Electronic Systems Design Seminar
http://www-cad.eecs.berkeley.edu/esd-seminar


 

Design of Safety-Critical Applications, a Synthesis Approach

Claudio Pinello

EECS Dept., University of California at Berkeley

Tuesday, May 18th, 2004, 4pm-5pm
540A/B Cory Hall (D.O.P. Center Classroom)
Dissertation talk & joint ESD/CHESS seminar

Abstract

A design flow is presented to address feedback control problems with fault-tolerant requirements (e.g. automotive safety-critical applications). The flow lets the designer specify independently:

  • the algorithmic solution
  • the distributed execution platform
  • the fault behavior.

The three aspects of the design are represented using respectively

  • a flavor of synchronous dataflow called fault-tolerant dataflow (FTDF)
  • a bipartite graph (channels and electronic control units) with performance annotations
  • a relation between failure patterns (subsets of the architecture graph that may fail in a same iteration) and the corresponding subset of the algorithm that must be guaranteed.

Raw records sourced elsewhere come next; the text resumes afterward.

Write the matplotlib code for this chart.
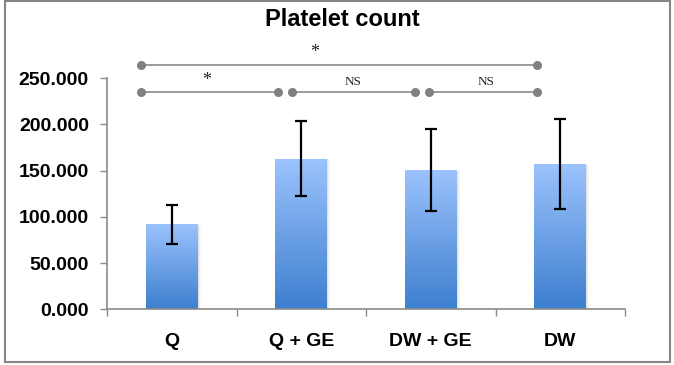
import matplotlib
matplotlib.use("Agg")
import matplotlib.pyplot as plt
import numpy as np
from matplotlib.patches import Rectangle
from matplotlib.colors import LinearSegmentedColormap

categories = ["Q", "Q + GE", "DW + GE", "DW"]
values = [92, 163, 150.5, 157]
errors = [21, 41, 44, 49]
yticks = [0, 50, 100, 150, 200, 250]

# significance brackets
sig_x_start = [-0.24, -0.24, 0.93, 1.99]
sig_x_end = [2.82, 0.82, 1.88, 2.82]
sig_y = [264.5, 234.5, 234.5, 234.5]
sig_labels = ["*", "*", "NS", "NS"]
sig_label_x = [1.10, 0.27, 1.40, 2.43]

W, H = 674, 365
fig = plt.figure(figsize=(W / 100, H / 100), dpi=100)
fig.patch.set_facecolor("white")

ax = fig.add_axes([107 / W, 1 - 309.3 / H, (625 - 107) / W, (309.3 - 78.1) / H])

x = np.arange(len(categories))
bars = ax.bar(x, values, width=0.4, color="none", edgecolor="none", zorder=2)
cmap = LinearSegmentedColormap.from_list("g", ["#3E7FCF", "#9CC3FD"])
grad = np.linspace(0, 1, 256).reshape(-1, 1)
for b in bars:
    x0, y0 = b.get_x(), b.get_y()
    w, h = b.get_width(), b.get_height()
    for k, a in enumerate([0.35, 0.2, 0.1]):
        ax.add_patch(Rectangle((x0 + w, y0), 0.008 * (k + 1), h - 1.0, facecolor="#c8c8c8",
                               edgecolor="none", zorder=1.5, alpha=a))
    im = ax.imshow(grad, extent=[x0, x0 + w, y0, y0 + h], origin="lower",
                   cmap=cmap, aspect="auto", zorder=2)
    im.set_clip_path(b)
ax.set_xlim(-0.5, 3.5)
ax.set_ylim(0, 250)

ax.errorbar(x, values, yerr=errors, fmt="none", ecolor="black", elinewidth=1.6,
            capsize=4.5, capthick=1.6, zorder=3)

for s in ["top", "right"]:
    ax.spines[s].set_visible(False)
for s in ["left", "bottom"]:
    ax.spines[s].set_color("#8a8a8a")
    ax.spines[s].set_linewidth(1.2)

ax.set_yticks(yticks)
ax.set_yticklabels([f"{v:.3f}" for v in yticks], fontsize=14, fontweight="bold",
                   family="Liberation Sans")
ax.tick_params(axis="y", direction="out", length=5, width=1, color="#8a8a8a", pad=8)

ax.set_xticks(x)
ax.set_xticklabels(categories, fontsize=14, fontweight="bold", family="Liberation Sans")
ax.set_xticks(np.arange(-0.5, 4.0, 1.0), minor=True)
ax.tick_params(axis="x", which="major", length=0, pad=17)
ax.tick_params(axis="x", which="minor", direction="out", length=5, width=1, color="#8a8a8a")

for xs, xe, yy, lab, lx in zip(sig_x_start, sig_x_end, sig_y, sig_labels, sig_label_x):
    ax.plot([xs, xe], [yy, yy], color="#808080", lw=1.1, clip_on=False, zorder=4)
    ax.plot([xs, xe], [yy, yy], "o", color="#808080", ms=6.5, clip_on=False, zorder=4,
            markeredgewidth=0)
    if lab == "*":
        ax.text(lx, yy + 4, lab, ha="center", va="bottom", fontsize=13,
                family="Liberation Serif", color="#222222", clip_on=False)
    else:
        ax.text(lx, yy + 5, lab, ha="center", va="bottom", fontsize=9.5,
                family="Liberation Serif", color="#222222", clip_on=False)

fig.text(342 / W, 1 - 19 / H, "Platelet count", ha="center", va="center",
         fontsize=17, fontweight="bold", family="Liberation Sans")

fig.add_artist(Rectangle((5 / W, 3 / H), 665 / W, 361 / H, transform=fig.transFigure,
                         facecolor="none", edgecolor="#868686", lw=1.5))

fig.savefig("out.png", dpi=100)
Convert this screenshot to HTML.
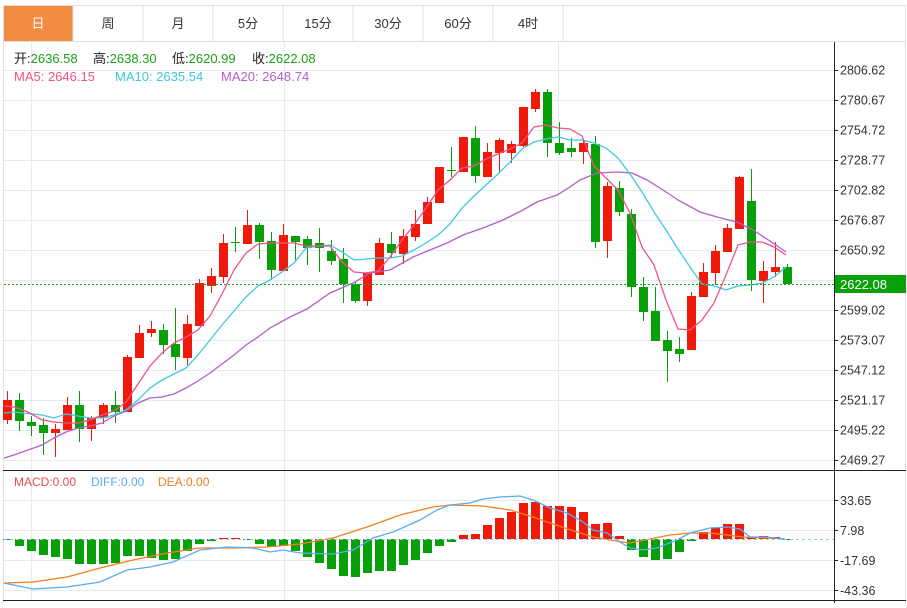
<!DOCTYPE html>
<html><head><meta charset="utf-8"><style>
body{margin:0;background:#fff;width:907px;height:603px;overflow:hidden;font-family:"Liberation Sans","Noto Sans CJK SC",sans-serif}
svg text{font-family:"Liberation Sans","Noto Sans CJK SC",sans-serif}
</style></head><body>
<svg id="s" width="907" height="603" xmlns="http://www.w3.org/2000/svg">
<rect x="3.5" y="5.5" width="902" height="600" fill="#fff" stroke="#e0e0e0"/>
<rect x="4" y="6" width="69" height="35" fill="#f38b40"/>
<g stroke="#e0e0e0"><line x1="73" y1="6" x2="73" y2="41"/><line x1="143" y1="6" x2="143" y2="41"/><line x1="213" y1="6" x2="213" y2="41"/><line x1="283" y1="6" x2="283" y2="41"/><line x1="353" y1="6" x2="353" y2="41"/><line x1="423" y1="6" x2="423" y2="41"/><line x1="493" y1="6" x2="493" y2="41"/><line x1="563" y1="6" x2="563" y2="41"/><line x1="3" y1="41.5" x2="906" y2="41.5"/></g>
<g font-size="13" text-anchor="middle" fill="#333"><text x="38" y="28" fill="#fff">日</text><text x="108" y="28">周</text><text x="178" y="28">月</text><text x="248" y="28">5分</text><text x="318" y="28">15分</text><text x="388" y="28">30分</text><text x="458" y="28">60分</text><text x="528" y="28">4时</text></g>
<g id="grid" stroke="#e3ebf2" stroke-width="1"></g>
<g font-size="13">
<text x="14" y="63" fill="#222">开:<tspan fill="#1aa01a">2636.58</tspan></text>
<text x="93" y="63" fill="#222">高:<tspan fill="#1aa01a">2638.30</tspan></text>
<text x="172" y="63" fill="#222">低:<tspan fill="#1aa01a">2620.99</tspan></text>
<text x="252" y="63" fill="#222">收:<tspan fill="#1aa01a">2622.08</tspan></text>
<text x="14" y="81" fill="#f0528a">MA5: 2646.15</text>
<text x="115" y="81" fill="#3ec8e0">MA10: 2635.54</text>
<text x="221" y="81" fill="#b45ec7">MA20: 2648.74</text>
<text x="14" y="486" font-size="12" fill="#f04a4a">MACD:0.00</text>
<text x="91" y="486" font-size="12" fill="#5aabf0">DIFF:0.00</text>
<text x="158" y="486" font-size="12" fill="#f57f20">DEA:0.00</text></g>
<g id="c"></g>
<line x1="4" y1="284.5" x2="834" y2="284.5" stroke="#1aa01a" stroke-dasharray="2,2"/>
<line x1="4" y1="539.5" x2="834" y2="539.5" stroke="#9ccbea" stroke-dasharray="3,3"/>
<line x1="3" y1="470.5" x2="906" y2="470.5" stroke="#222"/>
<line x1="3" y1="600.5" x2="906" y2="600.5" stroke="#222"/>
<line x1="834.5" y1="42" x2="834.5" y2="603" stroke="#222"/>
<g id="ax" font-size="12.5" fill="#333"></g>
<rect x="835" y="275" width="71" height="18" fill="#0aa00a"/>
<text x="840" y="289" font-size="13" fill="#fff">2622.08</text>
</svg>
<script>
var NS="http://www.w3.org/2000/svg",g=document.getElementById('c'),gr=document.getElementById('grid'),ax=document.getElementById('ax');
function el(p,t,a){var e=document.createElementNS(NS,t);for(var k in a)e.setAttribute(k,a[k]);p.appendChild(e);return e;}
var pl=["2806.62","2780.67","2754.72","2728.77","2702.82","2676.87","2650.92","2624.97","2599.02","2573.07","2547.12","2521.17","2495.22","2469.27"];
for(var i=0;i<14;i++){var y=70+30*i+.5;el(gr,'line',{x1:4,y1:y,x2:834,y2:y});if(i!=7){el(ax,'line',{x1:834,y1:y,x2:838,y2:y,stroke:'#222'});el(ax,'text',{x:840,y:y+4}).textContent=pl[i];}}
[500,530,560,590].forEach(function(y,i){el(gr,'line',{x1:4,y1:y+.5,x2:834,y2:y+.5});el(ax,'line',{x1:834,y1:y+.5,x2:838,y2:y+.5,stroke:'#222'});el(ax,'text',{x:840,y:y+5}).textContent=["33.65","7.98","-17.69","-43.36"][i];});
[31,284,558].forEach(function(x){el(gr,'line',{x1:x+.5,y1:42,x2:x+.5,y2:600});});
var R='#f01a0a',G='#08a008';
var C=[[400,420,391,424,1],[400,421,393,431,0],[422,426,416,436,0],[425,433,418,455,0],[429,433,424,457,1],[405,430,397,430,1],[405,429,391,442,0],[418,429,416,441,1],[405,418,403,424,1],[405,412,391,423,0],[357,412,355,412,1],[333,358,325,358,1],[329,333,321,337,1],[330,345,324,354,0],[344,357,308,370,0],[324,358,315,365,1],[283,326,279,326,1],[276,286,268,293,1],[243,277,234,283,1],[242,243,227,252,0],[225,244,210,244,1],[225,242,223,259,0],[241,270,232,280,0],[235,271,224,271,1],[236,242,236,260,0],[239,248,236,265,0],[243,248,228,272,0],[251,261,240,265,0],[259,284,248,303,0],[284,301,282,303,0],[273,301,272,306,1],[243,275,238,275,1],[244,253,232,258,0],[236,254,229,264,1],[224,237,210,241,1],[202,224,197,224,1],[167,203,167,203,1],[170,171,147,177,0],[137,172,137,172,1],[138,176,126,183,0],[152,177,143,177,1],[140,153,138,173,1],[144,153,141,163,1],[107,146,107,147,1],[92,109,89,112,1],[92,143,89,157,0],[143,153,122,155,0],[148,152,138,157,0],[143,152,141,164,1],[144,242,136,248,0],[186,241,182,258,1],[188,212,181,216,0],[214,287,209,297,0],[287,312,277,321,0],[311,341,287,341,0],[340,351,331,382,0],[349,354,337,362,0],[296,350,292,350,1],[272,297,263,297,1],[251,273,245,285,1],[228,252,224,252,1],[177,229,176,229,1],[201,280,169,291,0],[271,281,261,303,1],[267,272,242,277,1],[267,284,264,284,0]];
var H=[540,546,551,555,557,559,564,564,564,563,556,556,558,560,559,551,544,541,538,538,539,544,547,546,551,557,563,569,576,577,573,571,571,565,560,553,546,542,535,534,525,518,512,503,502,506,506,507,512,524,523,536,550,557,560,559,552,541,532,528,524,524,537,536,537,539];
function line(pts,col){el(g,'polyline',{points:pts,fill:'none',stroke:col,'stroke-width':1.3});}
C.forEach(function(c,i){var x=7+12*i,col=c[4]?R:G;el(g,'line',{x1:x+.5,y1:c[2],x2:x+.5,y2:c[3],stroke:col});el(g,'rect',{x:x-4,y:c[0],width:9,height:Math.max(1,c[1]-c[0]),fill:col});
var h=H[i];el(g,'rect',{x:x-4,y:Math.min(h,539),width:9,height:Math.max(1,Math.abs(h-539)),fill:h<539?R:G});});
line("4,458 14,455 28,450 42,445 54,438 66,432 78,428 90,426 102,423 114,416 126,411 138,403 150,398 162,397 174,394 186,388 198,381 210,373 222,364 234,355 246,345 258,337 270,328 290,317 307,309 330,293 353,283 370,273 390,270 413,257 430,250 447,243 463,235 483,228 503,220 523,210 537,202 557,195 570,187 580,180 597,173 618,172 632,173 647,180 663,190 678,200 700,212 717,217 737,222 753,230 773,243 786,252",'#b45ec7');
line("4,413 14,412 42,415 54,418 66,414 78,416 90,418 102,418 114,415 126,410 138,400 150,388 162,380 174,374 186,368 198,355 210,340 222,325 234,311 246,297 258,286 270,280 282,272 294,263 306,248 318,246 330,245 342,252 354,260 366,259 378,258 390,258 402,256 414,250 426,243 438,235 450,224 462,208 474,196 486,185 498,174 510,162 522,149 534,142 546,139 558,137 570,140 582,140 594,143 606,148 618,158 630,174 642,192 654,212 666,230 678,249 690,267 702,284 714,286 726,290 738,286 750,285 762,283 774,277 786,267",'#3ec8e0');
line("4,406 14,407 28,412 42,420 54,422 66,423 78,423 90,420 102,415 114,411 126,402 138,384 150,366 162,353 174,343 186,337 198,330 210,316 222,294 234,270 246,253 258,244 270,243 282,243 294,243 306,246 318,246 330,246 342,262 354,272 366,273 378,271 390,257 402,240 414,225 426,208 438,190 450,180 462,168 474,166 486,159 498,154 510,149 522,143 534,127 546,125 558,128 570,129 582,136 594,166 606,178 618,190 630,213 642,247 654,265 666,300 678,329 690,330 702,320 714,303 726,275 738,245 750,242 762,242 774,247 786,255",'#f0528a');
line("4,583 33,582 67,577 100,568 133,560 167,553 200,548 233,548 267,547 300,544 333,538 367,527 400,515 433,507 450,505 483,506 510,510 533,517 550,523 577,532 593,537 610,540 630,543 650,539 670,535 690,533 710,533 727,535 743,537 767,538 785,539",'#f57f20');
line("4,583 33,589 67,587 100,582 127,570 150,567 173,562 200,550 227,547 253,548 270,552 283,550 300,553 333,554 353,550 373,538 393,532 420,520 437,510 450,505 470,503 483,499 500,497 520,496 533,500 550,508 567,513 583,522 593,530 607,533 620,542 630,548 643,550 657,548 677,540 690,533 710,528 727,527 740,529 750,537 767,537 785,539",'#5aabf0');
</script>
</body></html>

Based on these three specifications, an automatic synthesis tool introduces redundancy in the algorithms and schedules the FTDF actors on the distributed architecture, so that the fault behavior is met. In doing so, the scheduling tool aims at minimizing latency (the critical path from sensors to actuators). Finally some verification tools analyze the solution to extract timing and to verify replica determinism and fault behavior.

I will present the entire flow and illustrate some experiments using the tool on a drive-by-wire example from BMW and on a steer-by-wire example from General Motors.